Obligatory commercial gestures
Though intended as an expression of affection, the lack of genuine emotion attached to these obligatory commercial gestures only ever serves to remind me that Valentine’s Day is a con orchestrated by women like myself who have an unending, almost pathological need for validation.
Men can’t get it right. In fact, the stress of living up to Valentine’s Day expectations creates so much pressure that, according to a 2004 study conducted at Arizona State University, couples in ‘moderately strong’ or ‘weak’ relationships are two and a half times more likely to split up during the two weeks surrounding the event.

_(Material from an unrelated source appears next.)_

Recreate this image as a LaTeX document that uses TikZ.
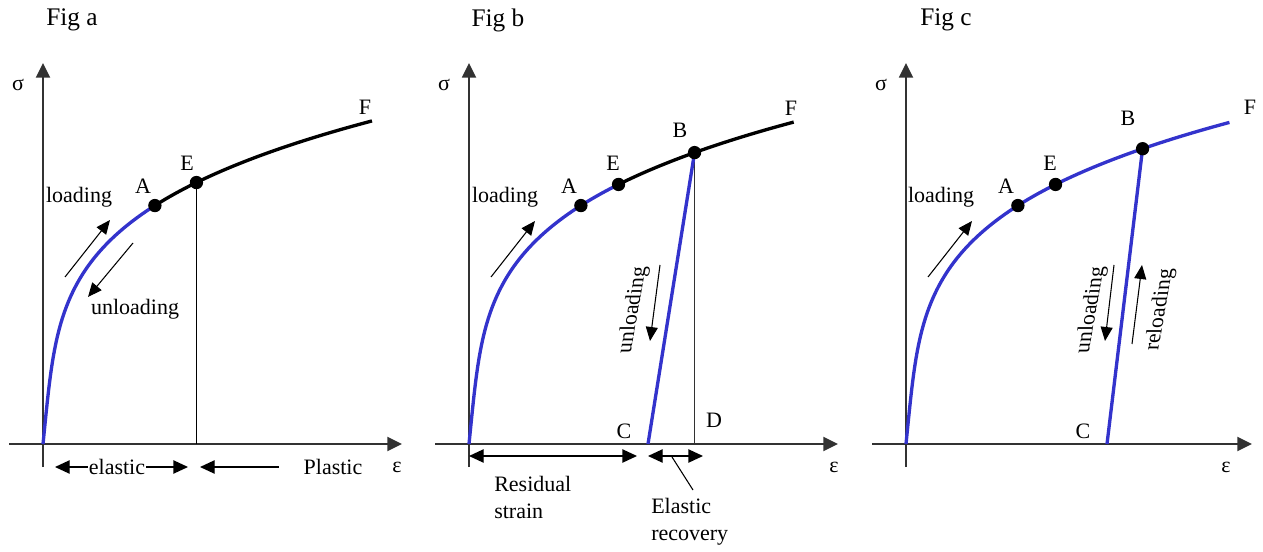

Any kind of public holiday tends to amplify existing concerns about a relationship. Christmas, arguably the biggest celebration of the year, is followed by a flood of January divorces, most notably in the second week, when work recommences and the kids go back to school.
The next big bonanza in a divorce lawyer’s calendar is 14 February, a day on which there has been a 40 per cent increase in requests for divorce, according to US legal website Awo.
The good news, I suppose, is that all those break-ups mean there are more potential mates on the market. And of course, if you are male, single, and 50-plus, you can stratospherically increase your chance of finding a valentine simply by dating a woman who is your own age.
In contrast, if you are female, single and 50-plus, you will fare better if you date from the remaining pool of single men in their early twenties; the ones who can’t compete for age-appropriate women because they are being hit on by older men with bigger pay cheques.
The bad news is that couples who are in ‘moderately strong’ or ‘weak’ relationships are probably best advised to either split up now to avoid spending 60 quid on heart-shaped tat, or to dig a hole, climb into it and stay there until the rest of us have fraudulently acted out our special heart-shaped day of compulsory love.